The basic unit is the tribe or clan. This is three things: it's your family, it's your neighborhood (they live around you), and it's your economic unit. As an economic unit, each member has duties and gets (non-monetary) payment.

Tribal duties include –

  • Hunt, gather, farm, or fish the food in the traditional way
  • Help build houses in the traditional way
  • Help build community halls and other spaces
  • Maintain and clean those community halls and public spaces
  • Childcare
  • Maintain roads, fix potholes

The tribe has some skilled specialists, like tailors. Maybe 1 person in 100 is a tailor; it's that person's duty to make sure her 100 kinsfolk have clothes. One specialist is the perfumier/soapmaker who provides everyone with homemade soap, moisturizer, toothpaste, perfume, and that sort of thing. This is another opportunity to add local flavor: African black soap, Palestinian Nabulsi soap, Inuit soap made from seal blubber, etc. and each perfumed with local flowers.

Tribal perks/entitlements/wages include –

  • Food (traditional, local)
  • A house (vernacular architecture)
  • Clothes (traditional)
  • Childcare when you need it
  • You can hang out in the community hall This isn't luxurious, but you feel taken care of, safe. Just by being born into a family and discharging your duties you thereby earn material security. Lovely. You are home.

Tribe’s don’t do very specialized or technical work. Everyone has to pitch in. The division of labor varies from place to place, often based on sex and age. At 0-12 you have no duties, from 12-15 you start being given light duties. Many cultures have traditionally divided men's work and women's work.

Some people get the perks without the duties. These include the young, the old, the sick, injured or disabled. (In some cases, and I'm saying this to be non-Utopian, this is nasty, people who are a burden like the elderly are killed. Traditional cultures often had senicide.) Other people exempted from duties include guild-masters (discussed below) and champions in art and sport: imagine your cousin is a world-class violinist who performs on the world stage – you want her practicing, not sweeping the streets. So the tribe exempts her.

There is a second economic unit: the guild. No tribe could perform robotic surgery, manufacture 7nm microchips, or build a train. So the medical guild, the microchip guild, the train guild do that. Guilds are not geographically bound, unlike tribes. Guilds conduct their business in the Esperanto-type language. (Anti-anarchists always say, “How could mutual aid groups do very technical work?” Answer: by organizing very technical mutual aid groups.)
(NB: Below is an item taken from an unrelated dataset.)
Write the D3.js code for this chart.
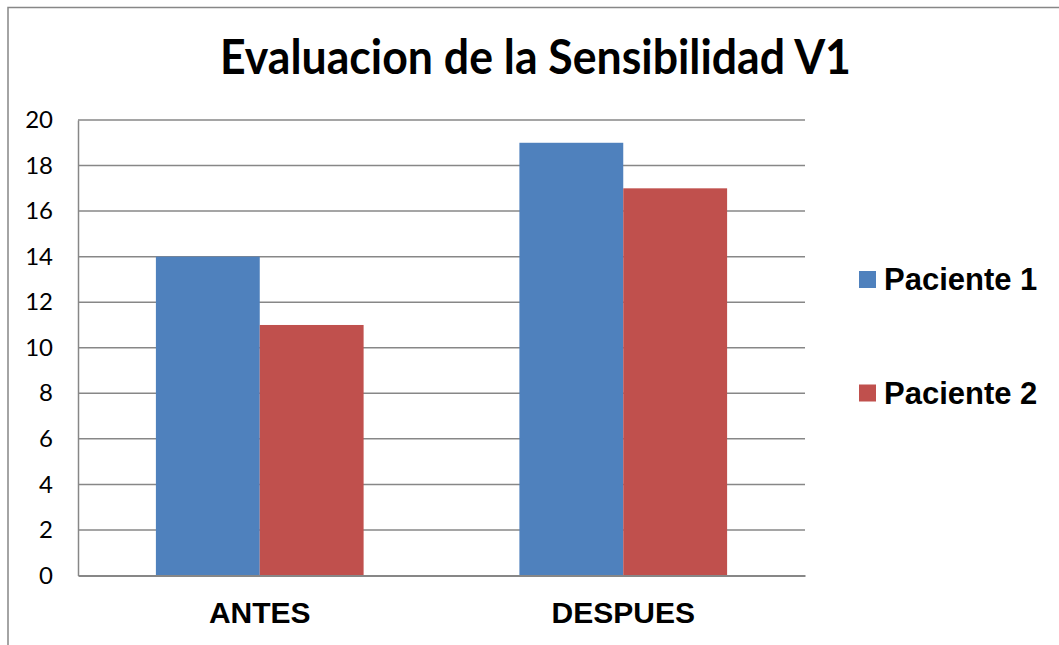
<!DOCTYPE html>
<html>
<head>
<meta charset="utf-8">
<script src="https://cdn.jsdelivr.net/npm/d3@7"></script>
<style>
  body { margin: 0; background: #fff; }
  svg { display: block; }
</style>
</head>
<body>
<div id="chart"></div>
<script>
// data
const categories = ["ANTES", "DESPUES"];
const seriesNames = ["Paciente 1", "Paciente 2"];
const paciente1 = [14, 19];
const paciente2 = [11, 17];
const yTicks = [0, 2, 4, 6, 8, 10, 12, 14, 16, 18, 20];
const colors = ["#4F81BD", "#C0504D"];

const width = 1059, height = 645;
const plot = {left: 78, right: 805, top: 120, bottom: 575.5};

const svg = d3.select("#chart").append("svg")
    .attr("width", width)
    .attr("height", height);

// outer chart frame (runs past the right and bottom edges)
svg.append("rect")
    .attr("x", 8).attr("y", 7.5)
    .attr("width", 1200).attr("height", 800)
    .attr("fill", "none")
    .attr("stroke", "#878787")
    .attr("stroke-width", 1.5);

svg.append("text")
    .attr("x", 535.5).attr("y", 74)
    .attr("text-anchor", "middle")
    .attr("font-family", "Lato, sans-serif")
    .attr("font-weight", "bold")
    .attr("font-size", 47)
    .attr("textLength", 631)
    .attr("lengthAdjust", "spacingAndGlyphs")
    .text("Evaluacion de la Sensibilidad V1");

const y = d3.scaleLinear().domain([0, 20]).range([plot.bottom, plot.top]);
const x0 = d3.scaleBand().domain(categories).range([plot.left, plot.right]);
const x1 = d3.scaleBand().domain(seriesNames).range([0, x0.bandwidth()])
    .paddingInner(0).paddingOuter(0.75);

// gridlines
svg.append("g")
    .selectAll("line")
    .data(yTicks.filter(d => d > 0))
    .enter()
    .append("line")
    .attr("x1", plot.left).attr("x2", plot.right)
    .attr("y1", d => y(d)).attr("y2", d => y(d))
    .attr("stroke", "#878787")
    .attr("stroke-width", 1.5);

// y axis
const yAxis = svg.append("g")
    .attr("transform", `translate(${plot.left},0)`)
    .call(d3.axisLeft(y).tickValues(yTicks).tickSize(0).tickPadding(25));
yAxis.select(".domain").attr("stroke", "#878787").attr("stroke-width", 1.5);
yAxis.selectAll("text")
    .attr("font-family", "Lato, sans-serif")
    .attr("font-size", 24)
    .attr("fill", "#000");

// bars
const rows = categories.map((c, i) => ({cat: c, vals: [paciente1[i], paciente2[i]]}));
svg.append("g")
    .selectAll("g")
    .data(rows)
    .enter()
    .append("g")
    .attr("transform", d => `translate(${x0(d.cat)},0)`)
    .selectAll("rect")
    .data(d => d.vals.map((v, j) => ({name: seriesNames[j], value: v, color: colors[j]})))
    .enter()
    .append("rect")
    .attr("x", d => x1(d.name))
    .attr("width", x1.bandwidth())
    .attr("y", d => y(d.value))
    .attr("height", d => y(0) - y(d.value))
    .attr("fill", d => d.color);

// x axis
const xAxis = svg.append("g")
    .attr("transform", `translate(0,${plot.bottom})`)
    .call(d3.axisBottom(x0).tickSize(0).tickPadding(26));
xAxis.select(".domain").attr("stroke", "#878787").attr("stroke-width", 2);
xAxis.selectAll("text")
    .attr("font-family", "Liberation Sans, Arial, sans-serif")
    .attr("font-weight", "bold")
    .attr("font-size", 30)
    .attr("fill", "#000");

// legend
const legend = svg.append("g")
    .selectAll("g")
    .data(seriesNames)
    .enter()
    .append("g")
    .attr("transform", (d, i) => `translate(859,${271 + i * 113.5})`);
legend.append("rect")
    .attr("width", 17).attr("height", 17)
    .attr("fill", (d, i) => colors[i]);
legend.append("text")
    .attr("x", 25).attr("y", 19)
    .attr("font-family", "Liberation Sans, Arial, sans-serif")
    .attr("font-weight", "bold")
    .attr("font-size", 31)
    .text(d => d);
</script>
</body>
</html>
Everyone is a member of a tribe (you're born into it, how could you not be?). But only some qualify and become guild members: first an apprentice, then a journeyman, then a master.

What do tribes do for guilds? They provide food, clothing, shelter, and some perks like luxury goods (silk, honey, pearls). And they provide new members, young blood. Also materials: the microchip guild must work out a special contract with the tribe whose ancestral lands are on a cobalt mine. What do guilds do for tribes? They are obliged to fix your laptop when it's broken, they maintain the trains, they provide healthcare. Become a guild apprentice and the tribe halves your burden of tribe-work. Become a master and you are totally exempt from tribe-work (it's stupid to expect a busy doctor to also sweep the streets), plus you get a bigger house, a finer grade of food, finer clothes, etc. This is a non-monetary exchange. It's a win-win contract.

  • snowflake [none/use name]
    hexagon
    ·
    2 months ago

    A couple of quotes from Kropotkin that might help your researches:

    • "Volumes and volumes have been written about these unions which, under the name of guilds, brotherhoods, friendships and druzhestva, minne, artels in Russia, esnaifs in Servia and Turkey, amkari in Georgia"

    • "Only now, when hundreds of guild statutes have been published and studied, and their relationship to the Roman collegiae, and the earlier unions in Greece and in India,[FOOTNOTE: Very interesting facts relative to the universality of guilds will be found in “Two Thousand Years of Guild Life,” by Rev. J. M. Lambert, Hull, 1891. On the Georgian amkari, see S. Eghiazarov, Gorodskiye Tsekhi ("Organization of Transcaucasian Amkari"), in Memoirs of the Caucasian Geographical Society, xiv. 2, 1891.] is known, can we maintain with full confidence that these brotherhoods were but a further development of the same principles which we saw at work in the gens and the village community."